Вad egg – «испорченное яйцо». Есть такое выражение в Англии. Называя так человека, британцы подчеркивают: это белая ворона, человек не от мира сего. А Оруэллу, который и был «испорченным яйцом», как раз и предстояло начинать жизнь, если хотите, «с яйца», заново. Опять сначала…
В книге «Фунты лиха» он напишет, что получил не только письмо из Англии от приятеля про работу репетитором, но и присланные ему пять фунтов. Кто был этим «приятелем», и существовал ли он вообще, – неясно. «Несудоходно». В книге говорится лишь, что с репетиторством в Лондоне ничего не вышло – и всё «разом рухнуло…».
На деле не рухнуло пока ничего. Более того, в родительском доме в Саутволде, где он, с перерывами, проживет пять лет, будущее после парижских страданий рисовалось ему чуть ли не раем. «Фантазия, – пишет, – рисовала ему гуляние по сельским тропам, сбивание тросточкой цветков, жаркое из ягненка, пирог с патокой и сон в простынях, благоухающих лавандой».

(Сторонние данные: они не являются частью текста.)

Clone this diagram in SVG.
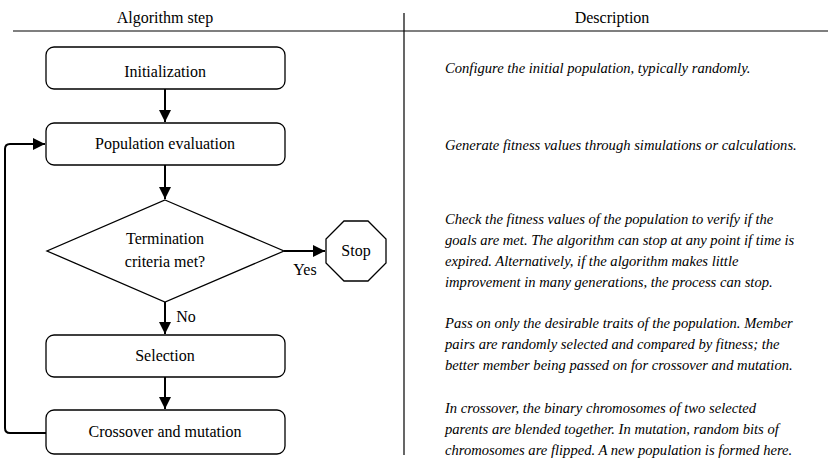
<svg xmlns="http://www.w3.org/2000/svg" width="832" height="465" viewBox="0 0 832 465">
<defs>
<marker id="ah" viewBox="0 0 10 10" refX="10" refY="5" markerWidth="6" markerHeight="6" orient="auto"><path d="M0,0 L10,5 L0,10 Z" fill="#000"/></marker>
</defs>
<style>
.t{font-size:16px;fill:#000;text-anchor:middle}
.d{font-size:14.6px;font-style:italic;fill:#000}
.box{fill:#fff;stroke:#000;stroke-width:1.3}
.c{fill:none;stroke:#000;stroke-width:2}
.rule{stroke:#000;stroke-width:1.2}
</style>
<rect width="832" height="465" fill="#fff"/>
<g id="table">
<line class="rule" x1="13" y1="31" x2="828" y2="31"/>
<line class="rule" x1="404" y1="13" x2="404" y2="455"/>
<text class="t" x="165" y="23" font-family="Times New Roman, Liberation Serif, serif">Algorithm step</text>
<text class="t" x="612" y="23" font-family="Times New Roman, Liberation Serif, serif">Description</text>
</g>
<g id="connectors">
<line class="c" x1="165" y1="89" x2="165" y2="122" marker-end="url(#ah)"/>
<line class="c" x1="165" y1="165" x2="165" y2="199" marker-end="url(#ah)"/>
<line class="c" x1="284" y1="251" x2="325" y2="251" marker-end="url(#ah)"/>
<line class="c" x1="165" y1="302" x2="165" y2="334" marker-end="url(#ah)"/>
<line class="c" x1="165" y1="377" x2="165" y2="409" marker-end="url(#ah)"/>
<path class="c" d="M46,433 H10 Q5,433 5,428 V149 Q5,144 10,144 H45" stroke-width="1.5" marker-end="url(#ah)"/>
<text class="t" x="305" y="275" font-family="Times New Roman, Liberation Serif, serif">Yes</text>
<text class="t" x="186" y="322" font-family="Times New Roman, Liberation Serif, serif">No</text>
</g>
<g id="init">
<rect class="box" x="46" y="47" width="239" height="42" rx="8"/>
<text class="t" x="165" y="77" font-family="Times New Roman, Liberation Serif, serif">Initialization</text>
</g>
<g id="eval">
<rect class="box" x="46" y="123" width="239" height="42" rx="8"/>
<text class="t" x="165" y="149" font-family="Times New Roman, Liberation Serif, serif">Population evaluation</text>
</g>
<g id="decision">
<polygon class="box" points="165,200 284,251 165,302 47,251"/>
<text class="t" x="165" y="244" font-family="Times New Roman, Liberation Serif, serif">Termination</text>
<text class="t" x="165" y="267" font-family="Times New Roman, Liberation Serif, serif">criteria met?</text>
</g>
<g id="stop">
<polygon class="box" points="344,221 368,221 386,239 386,263 368,281 344,281 326,263 326,239"/>
<text class="t" x="356" y="256" font-family="Times New Roman, Liberation Serif, serif">Stop</text>
</g>
<g id="selection">
<rect class="box" x="46" y="335" width="239" height="42" rx="8"/>
<text class="t" x="165" y="361" font-family="Times New Roman, Liberation Serif, serif">Selection</text>
</g>
<g id="crossover">
<rect class="box" x="46" y="410" width="239" height="44" rx="8"/>
<text class="t" x="165" y="437" font-family="Times New Roman, Liberation Serif, serif">Crossover and mutation</text>
</g>
<g id="descriptions">
<text class="d" x="445" y="73" font-family="Times New Roman, Liberation Serif, serif">Configure the initial population, typically randomly.</text>
<text class="d" x="445" y="150" font-family="Times New Roman, Liberation Serif, serif">Generate fitness values through simulations or calculations.</text>
<text class="d" x="445" y="224" font-family="Times New Roman, Liberation Serif, serif">Check the fitness values of the population to verify if the</text>
<text class="d" x="445" y="245" font-family="Times New Roman, Liberation Serif, serif">goals are met. The algorithm can stop at any point if time is</text>
<text class="d" x="445" y="266" font-family="Times New Roman, Liberation Serif, serif">expired. Alternatively, if the algorithm makes little</text>
<text class="d" x="445" y="287" font-family="Times New Roman, Liberation Serif, serif">improvement in many generations, the process can stop.</text>
<text class="d" x="445" y="328" font-family="Times New Roman, Liberation Serif, serif">Pass on only the desirable traits of the population. Member</text>
<text class="d" x="445" y="349" font-family="Times New Roman, Liberation Serif, serif">pairs are randomly selected and compared by fitness; the</text>
<text class="d" x="445" y="370" font-family="Times New Roman, Liberation Serif, serif">better member being passed on for crossover and mutation.</text>
<text class="d" x="445" y="413" font-family="Times New Roman, Liberation Serif, serif">In crossover, the binary chromosomes of two selected</text>
<text class="d" x="445" y="434" font-family="Times New Roman, Liberation Serif, serif">parents are blended together. In mutation, random bits of</text>
<text class="d" x="445" y="455" font-family="Times New Roman, Liberation Serif, serif">chromosomes are flipped. A new population is formed here.</text>
</g>
</svg>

На деле в Саутволде его ждали изодранный «кокосовый половичок» на пороге, печь на кухне с коленом трубы, которое вечно забивалось сажей, разваливающаяся мебель, сыроватая столовая, «полотенца размером с носовой платок», всюду развешанные матерью, и – комната отца, «пропитанная особым стариковским запахом». Старый Блэр, как и священник в будущем романе Оруэлла «Дочь священника», становился с годами всё более «сложным» человеком: то есть по пятницам, в «рыбный день», ел не какую-нибудь треску или сельдь, а лишь дорогую, «соответствующую ему» рыбу. Возможно, этим и гордился в любимом гольф-клубе, куда по-прежнему ходил, за что мать Оруэлла костерила мужа почем свет, сидя за очередной партией в бридж с подругами.
Так ли всё было в жизни – не знаю, но похоже, что так. После Парижа сам Оруэлл то ли ходил, то ли хотел ходить по местным магазинчикам «аристократично», то есть «небрежной походкой, рука в кармане», и чтобы на лице была «безучастная джентльменская гладь», хотел, как усвоил натвердо, чтобы никто никогда «не платил за твою выпивку». Попробовал рисовать, завел мольберт и краски и уходил с ними в поля или на берег моря. Катался на велосипеде, а иногда и на прокатных лошадях. А однажды почти два часа плавал в холодном море, когда не захватил купальный костюм (тогда подобный «костюм» включал в себя даже майку), голышом. Конфуз заключался в том, что стоило ему залезть в воду, как на берегу возникла какая-то компания, которая возьми да и расположись у самой кромки. И Эрик плавал до посинения, пока зеваки не удалились. Впрочем, здесь меня удивила не столько его стеснительность, сколько «стеснительность» (да ханжество, ханжество!) поздних издателей его. Историю эту он описал одной знакомой, но когда, уже в наше время, эти письма публиковали, то редакторы выкинули ее по «моральным соображениям». Ну негоже выставлять классика голеньким! С такими издателями ему и придется иметь дело.